Stefan Klein: Alles Zufall?
Ein gutes Sachbuch: angenehm, sogar unterhaltsam zu lesen. Der Autor schreibt in Geschichten und schafft es manchmal, mich zu berühren.
Diese Geschichten werde ich mir merken:
- Die Liebeserklärung an die Libelle in Kapitel 6, ein wunderschöner Organismus für ein Leben im Flug, gefolgt von dem Hinweis, dass sich Fliegen (und damit auch Mücken) evolutionsbiologisch aus etwas Ähnlichem wie der Libelle entwickelt haben. “Nur weil die Evolution zufällig ist, war dies möglich.” Das hat meine Vorstellung über die Stellung des Menschen in der Evolution verändert.

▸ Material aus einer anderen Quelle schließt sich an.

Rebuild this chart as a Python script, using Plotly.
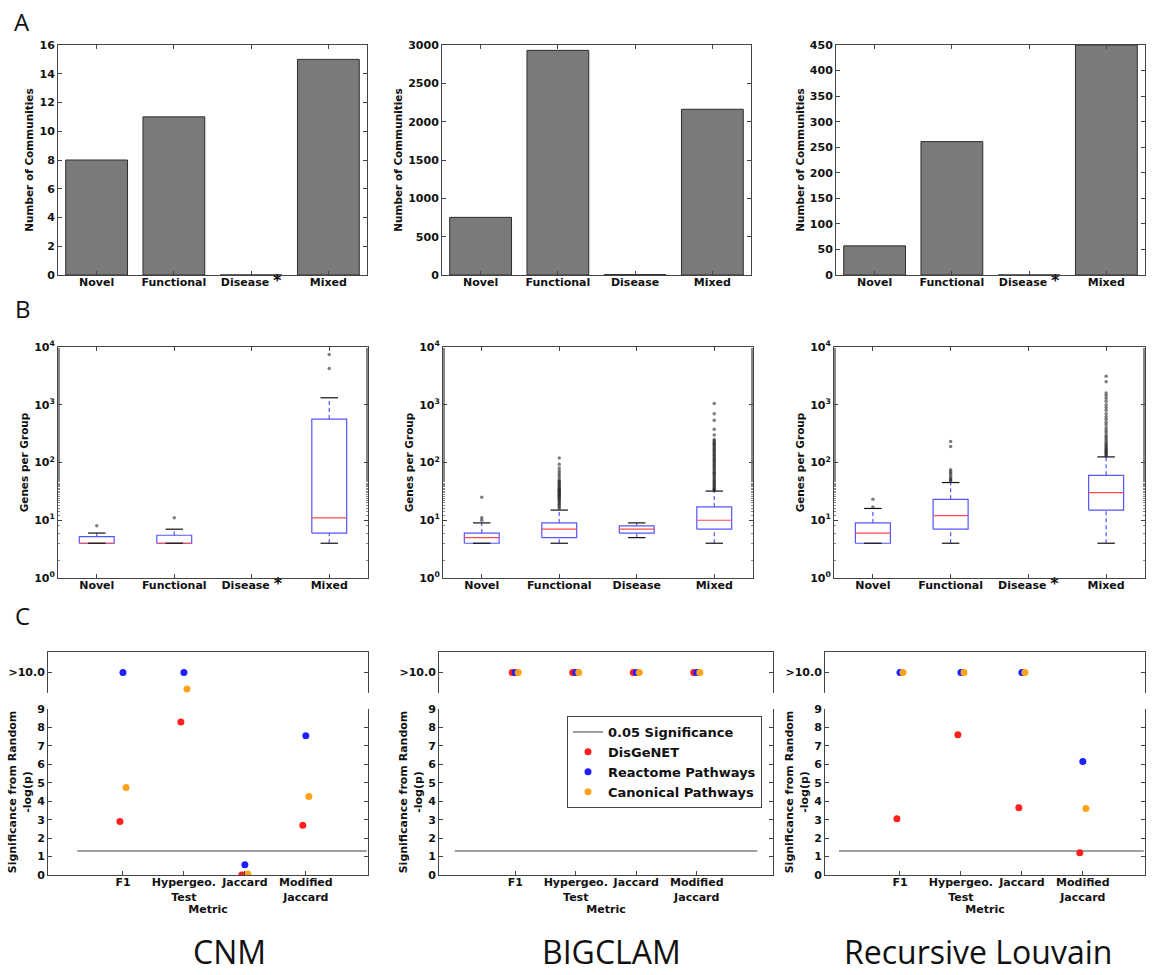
import plotly.graph_objects as go

W, H = 1157, 975

# ---------------- data ----------------
algorithm_names = ["CNM", "BIGCLAM", "Recursive Louvain"]
group_labels = ["Novel", "Functional", "Disease", "Mixed"]
disease_starred = [True, False, True]

# Panel A: number of communities per group
cnm_counts = [8, 11, 0, 15]
bigclam_counts = [752, 2930, 5, 2162]
louvain_counts = [57, 261, 0, 450]
count_axis_max = [16, 3000, 450]
count_axis_step = [2, 500, 50]

# Panel B: genes per group (box statistics)
cnm_q1 = [4, 4, None, 6]
cnm_median = [4, 4, None, 11]
cnm_q3 = [5.2, 5.5, None, 565]
cnm_whisker_low = [4, 4, None, 4]
cnm_whisker_high = [6, 7, None, 1320]
cnm_fliers = [[8], [11], [], [4240, 7400]]

bigclam_q1 = [4, 5, 6, 7]
bigclam_median = [5, 7, 7, 10]
bigclam_q3 = [6, 9, 8, 17]
bigclam_whisker_low = [4, 4, 5, 4]
bigclam_whisker_high = [9, 15, 9, 32]
bigclam_fliers = [
    [10, 11, 25],
    [16, 17, 18, 19, 20, 21, 22, 23, 24, 25, 26, 27, 28, 29, 30, 31, 32, 33,
     34, 35, 36, 38, 40, 42, 44, 46, 48, 50, 55, 60, 66, 72, 80, 93, 120],
    [],
    [33, 34, 35, 36, 38, 40, 42, 44, 46, 48, 50, 53, 56, 59, 62, 65, 68, 72,
     76, 80, 84, 88, 93, 98, 103, 108, 114, 120, 126, 132, 139, 146, 153, 161,
     169, 178, 187, 196, 206, 216, 227, 238, 250, 300, 375, 540, 700, 1050],
]

louvain_q1 = [4, 7, None, 15]
louvain_median = [6, 12, None, 30]
louvain_q3 = [9, 23, None, 60]
louvain_whisker_low = [4, 4, None, 4]
louvain_whisker_high = [16, 45, None, 125]
louvain_fliers = [
    [17, 23],
    [48, 50, 52, 55, 60, 65, 70, 75, 190, 230],
    [],
    [130, 135, 140, 146, 152, 158, 165, 172, 180, 190, 200, 210, 225, 240,
     260, 280, 300, 330, 360, 400, 450, 500, 560, 620, 700, 800, 900, 1000,
     1150, 1300, 1450, 1600, 2500, 3100],
]

# Panel C: significance from random, -log(p); 10.0 means ">10.0"
metric_labels = ["F1", "Hypergeo.<br>Test", "Jaccard", "Modified<br>Jaccard"]
series_names = ["DisGeNET", "Reactome Pathways", "Canonical Pathways"]
cnm_disgenet = [2.9, 8.3, 0.0, 2.7]
cnm_reactome = [10.0, 10.0, 0.55, 7.55]
cnm_canonical = [4.75, 9.6, 0.05, 4.25]
bigclam_disgenet = [10.0, 10.0, 10.0, 10.0]
bigclam_reactome = [10.0, 10.0, 10.0, 10.0]
bigclam_canonical = [10.0, 10.0, 10.0, 10.0]
louvain_disgenet = [3.05, 7.6, 3.65, 1.2]
louvain_reactome = [10.0, 10.0, 10.0, 6.15]
louvain_canonical = [10.0, 10.0, 10.0, 3.6]
significance_level = 1.30103  # -log10(0.05)
significance_x_extent = [[-0.75, 4.0], [-1.0, 4.0], [-1.0, 4.0]]

# ---------------- styling ----------------
counts_all = [cnm_counts, bigclam_counts, louvain_counts]
box_all = [
    (cnm_q1, cnm_median, cnm_q3, cnm_whisker_low, cnm_whisker_high, cnm_fliers),
    (bigclam_q1, bigclam_median, bigclam_q3, bigclam_whisker_low, bigclam_whisker_high, bigclam_fliers),
    (louvain_q1, louvain_median, louvain_q3, louvain_whisker_low, louvain_whisker_high, louvain_fliers),
]
sig_all = [
    [cnm_disgenet, cnm_reactome, cnm_canonical],
    [bigclam_disgenet, bigclam_reactome, bigclam_canonical],
    [louvain_disgenet, louvain_reactome, louvain_canonical],
]
series_colors = ["#ff1f1f", "#1f1fff", "#ffa41a"]
series_offsets = [-0.05, 0.0, 0.05]

FONT = "DejaVu Sans"
TICKFONT = dict(family=FONT, size=11, color="#111111", weight="bold")
TITLEFONT = dict(family=FONT, size=10.5, color="#111111", weight="bold")
LINEC = "#444444"


def dom_x(a, b):
    return [a / W, b / W]


def dom_y(top, bottom):
    return [1 - bottom / H, 1 - top / H]


def base_axis(**kw):
    d = dict(showline=True, linecolor=LINEC, linewidth=1, ticks="inside",
             ticklen=4, tickwidth=1, tickcolor=LINEC, showgrid=False,
             zeroline=False, tickfont=TICKFONT)
    d.update(kw)
    return d


def aid(n, letter):
    return letter if n == 1 else f"{letter}{n}"


def lid(n, letter):
    return f"{letter}axis" if n == 1 else f"{letter}axis{n}"


def cat_text(k):
    out = []
    for g in group_labels:
        if g == "Disease" and disease_starred[k]:
            out.append("Disease <span style='font-size:16px'>*</span>")
        else:
            out.append(g)
    return out


A_x = [(58, 367), (442, 751), (836, 1145)]
A_y = (45, 275)
B_x = [(58, 368), (443, 753), (834, 1145)]
B_y = (347, 578)
C_x = [(48, 368), (439, 773), (825, 1145)]
C_top = (652, 693)
C_bot = (709, 875)
C_xrange = [[-1.23, 4.02], [-1.26, 4.26], [-1.23, 4.02]]

fig = go.Figure()
layout = dict(width=W, height=H, margin=dict(l=0, r=0, t=0, b=0, autoexpand=False),
              paper_bgcolor="white", plot_bgcolor="white", showlegend=True)

positions = list(range(len(group_labels)))

# ---------- Row A ----------
for k in range(3):
    n = k + 1
    layout[lid(n, "x")] = base_axis(domain=dom_x(*A_x[k]), anchor=aid(n, "y"),
                                    range=[-0.5, 3.5], tickvals=positions,
                                    ticktext=cat_text(k), mirror="allticks",
                                    ticklabelstandoff=-3)
    layout[lid(n, "y")] = base_axis(domain=dom_y(*A_y), anchor=aid(n, "x"),
                                    range=[0, count_axis_max[k]], dtick=count_axis_step[k],
                                    mirror="allticks",
                                    title=dict(text="Number of Communities", font=TITLEFONT, standoff=3))
    fig.add_trace(go.Bar(x=positions, y=counts_all[k], width=0.8,
                         marker=dict(color="#7a7a7a", line=dict(color="#2e2e2e", width=1)),
                         xaxis=aid(n, "x"), yaxis=aid(n, "y"), showlegend=False))

# ---------- Row B ----------
BOX_HALF = 0.225
CAP_HALF = 0.1125
for k in range(3):
    n = 4 + k
    q1, med, q3, wlo, whi, fl = box_all[k]
    layout[lid(n, "x")] = base_axis(domain=dom_x(*B_x[k]), anchor=aid(n, "y"),
                                    range=[-0.5, 3.5], tickvals=positions,
                                    ticktext=cat_text(k), mirror="allticks",
                                    ticklabelstandoff=-3)
    layout[lid(n, "y")] = base_axis(domain=dom_y(*B_y), anchor=aid(n, "x"),
                                    type="log", range=[0, 4],
                                    tickvals=[1, 10, 100, 1000, 10000],
                                    ticktext=["10<sup>0</sup>", "10<sup>1</sup>", "10<sup>2</sup>",
                                              "10<sup>3</sup>", "10<sup>4</sup>"],
                                    mirror="allticks",
                                    minor=dict(ticks="inside", ticklen=2, tickcolor="#888888"),
                                    title=dict(text="Genes per Group", font=TITLEFONT, standoff=3))
    bx, by, mx, my, wx, wy, cx, cy, fx, fy = [], [], [], [], [], [], [], [], [], []
    for i in positions:
        if q1[i] is None:
            continue
        bx += [i - BOX_HALF, i + BOX_HALF, i + BOX_HALF, i - BOX_HALF, i - BOX_HALF, None]
        by += [q1[i], q1[i], q3[i], q3[i], q1[i], None]
        mx += [i - BOX_HALF, i + BOX_HALF, None]
        my += [med[i], med[i], None]
        wx += [i, i, None, i, i, None]
        wy += [q3[i], whi[i], None, wlo[i], q1[i], None]
        cx += [i - CAP_HALF, i + CAP_HALF, None, i - CAP_HALF, i + CAP_HALF, None]
        cy += [whi[i], whi[i], None, wlo[i], wlo[i], None]
        fx += [i] * len(fl[i])
        fy += fl[i]
    common = dict(xaxis=aid(n, "x"), yaxis=aid(n, "y"), showlegend=False, hoverinfo="skip")
    fig.add_trace(go.Scatter(x=wx, y=wy, mode="lines", line=dict(color="#5555ff", width=1.2, dash="4px,3px"), **common))
    fig.add_trace(go.Scatter(x=bx, y=by, mode="lines", line=dict(color="#5555ff", width=1.2), **common))
    fig.add_trace(go.Scatter(x=mx, y=my, mode="lines", line=dict(color="#ff4a4a", width=1.2), **common))
    fig.add_trace(go.Scatter(x=cx, y=cy, mode="lines", line=dict(color="#111111", width=1.2), **common))
    fig.add_trace(go.Scatter(x=fx, y=fy, mode="markers",
                             marker=dict(color="rgba(40,40,40,0.6)", size=3.5), **common))

# ---------- Row C ----------
for k in range(3):
    nt = 7 + k
    nb = 10 + k
    layout[lid(nt, "x")] = dict(domain=dom_x(*C_x[k]), anchor=aid(nt, "y"), range=C_xrange[k],
                                side="top", showline=True, linecolor=LINEC, linewidth=1,
                                mirror=False, ticks="", showticklabels=False,
                                showgrid=False, zeroline=False)
    layout[lid(nt, "y")] = base_axis(domain=dom_y(*C_top), anchor=aid(nt, "x"),
                                     range=[9.5, 10.5], tickvals=[10], ticktext=[">10.0"],
                                     mirror="allticks")
    layout[lid(nb, "x")] = base_axis(domain=dom_x(*C_x[k]), anchor=aid(nb, "y"), range=C_xrange[k],
                                     tickvals=positions, ticktext=metric_labels, mirror=False,
                                     ticklabelstandoff=-3,
                                     title=dict(text="Metric", font=dict(family=FONT, size=11,
                                                                           color="#111111", weight="bold"),
                                                standoff=0))
    layout[lid(nb, "y")] = base_axis(domain=dom_y(*C_bot), anchor=aid(nb, "x"),
                                     range=[0, 9], dtick=1, mirror="allticks",
                                     title=dict(text="Significance from Random<br>-log(p)",
                                                font=dict(family=FONT, size=11, color="#111111",
                                                          weight="bold"), standoff=3))
    # significance line
    fig.add_trace(go.Scatter(x=significance_x_extent[k], y=[significance_level] * 2, mode="lines",
                             line=dict(color="#808080", width=1.5), name="0.05 Significance",
                             legendrank=1, showlegend=(k == 1),
                             xaxis=aid(nb, "x"), yaxis=aid(nb, "y"), hoverinfo="skip"))
    for s in range(3):
        xs = [p + series_offsets[s] for p in positions]
        for n, show in ((nt, False), (nb, k == 1)):
            fig.add_trace(go.Scatter(x=xs, y=sig_all[k][s], mode="markers", name=series_names[s],
                                     marker=dict(color=series_colors[s], size=7),
                                     legendrank=2 + s, showlegend=show, cliponaxis=True,
                                     xaxis=aid(n, "x"), yaxis=aid(n, "y")))

layout["legend"] = dict(x=567 / W, y=1 - 716 / H, xanchor="left", yanchor="top",
                        bgcolor="white", bordercolor=LINEC, borderwidth=1,
                        font=dict(family=FONT, size=13, color="#111111", weight="bold"),
                        tracegroupgap=0, itemwidth=30)

annotations = []
for letter, (xp, yp) in zip(["A", "B", "C"], [(12, 3), (13, 290), (13, 597)]):
    annotations.append(dict(text=letter, x=xp / W, y=1 - yp / H, xref="paper", yref="paper",
                            xanchor="left", yanchor="top", showarrow=False,
                            font=dict(family="Open Sans", size=24, color="#111111")))
for name, xc in zip(algorithm_names, [229, 611, 978]):
    annotations.append(dict(text=name, x=xc / W, y=0, xref="paper", yref="paper",
                            xanchor="center", yanchor="bottom", showarrow=False,
                            font=dict(family="Open Sans", size=32, color="#111111")))
layout["annotations"] = annotations

fig.update_layout(**layout)
fig.write_html("out.html", config={"displayModeBar": False},
               post_script="document.body.style.margin='0px';document.body.style.overflow='hidden';")
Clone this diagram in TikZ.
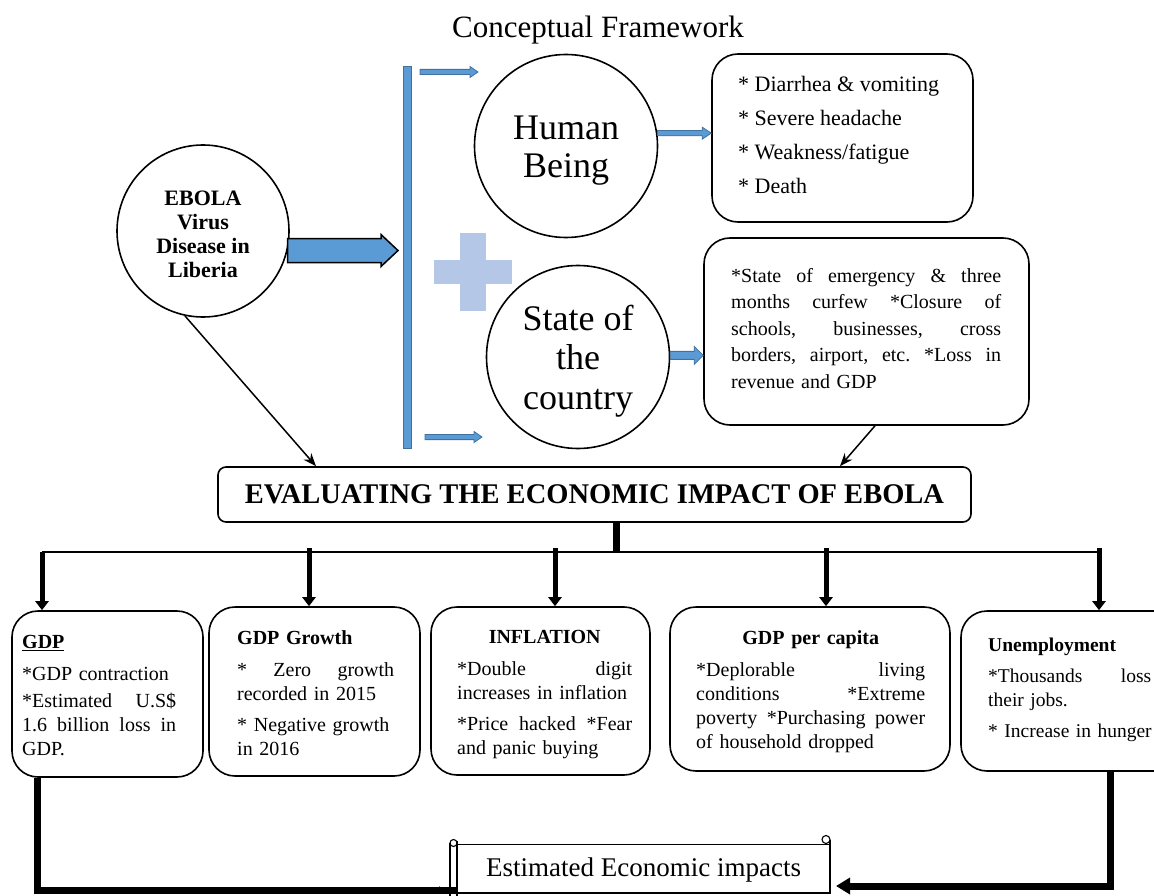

- Die Charakterisierung des Mathematikers John von Neumann in Kapitel 8 als jemand, der egoistisches Denken als Naturgesetz ansah. Jetzt kommt mir die ganze Spieltheorie wie eine Theorie vor, in der jeder gegen jeden kämpft. J.v.Neumann war dann auch derjenige, der die Städte auswählte, auf die die ersten Atombomben abgeworfen wurden und die Aufrüstung Amerikas mit Atomraketen empfahl. Er diente als Vorbild für “Dr. Strangelove oder wie ich lernte, die Bombe zu lieben”.
Das Layout, die Anmerkungen und die Bibliographie, alles sehr schön aufgemacht und ansprechend.
Aus Sicht des Glücksspielers gibt es allerdings einiges zu meckern und daher nur 4 von 5 Sternen. Die sehr kurzen Erklärungen zur Entropie in Kapitel 3 sind mir zu wenig. Hier wäre eine gute Geschichte möglich gewesen, die mit dem Laplace’schen Prinzip der Indifferenz beginnt und mit dem Prinzip der maximalen Entropie endet. Die wichtige Gleichgewichtsbedingung des Prinzips der maximalen Entropie fehlt, und so machen alle Erklärungen über Zufall und Leben für mich recht wenig Sinn.
Es ist offensichtlich, dass sich der Autor in seinem akademischen Leben mit der Hirnforschung beschäftigt hat und dass er sich in seinen früheren Sachbuchveröffentlichungen u.a. mit Fragen der Evolution beschäftigt hat.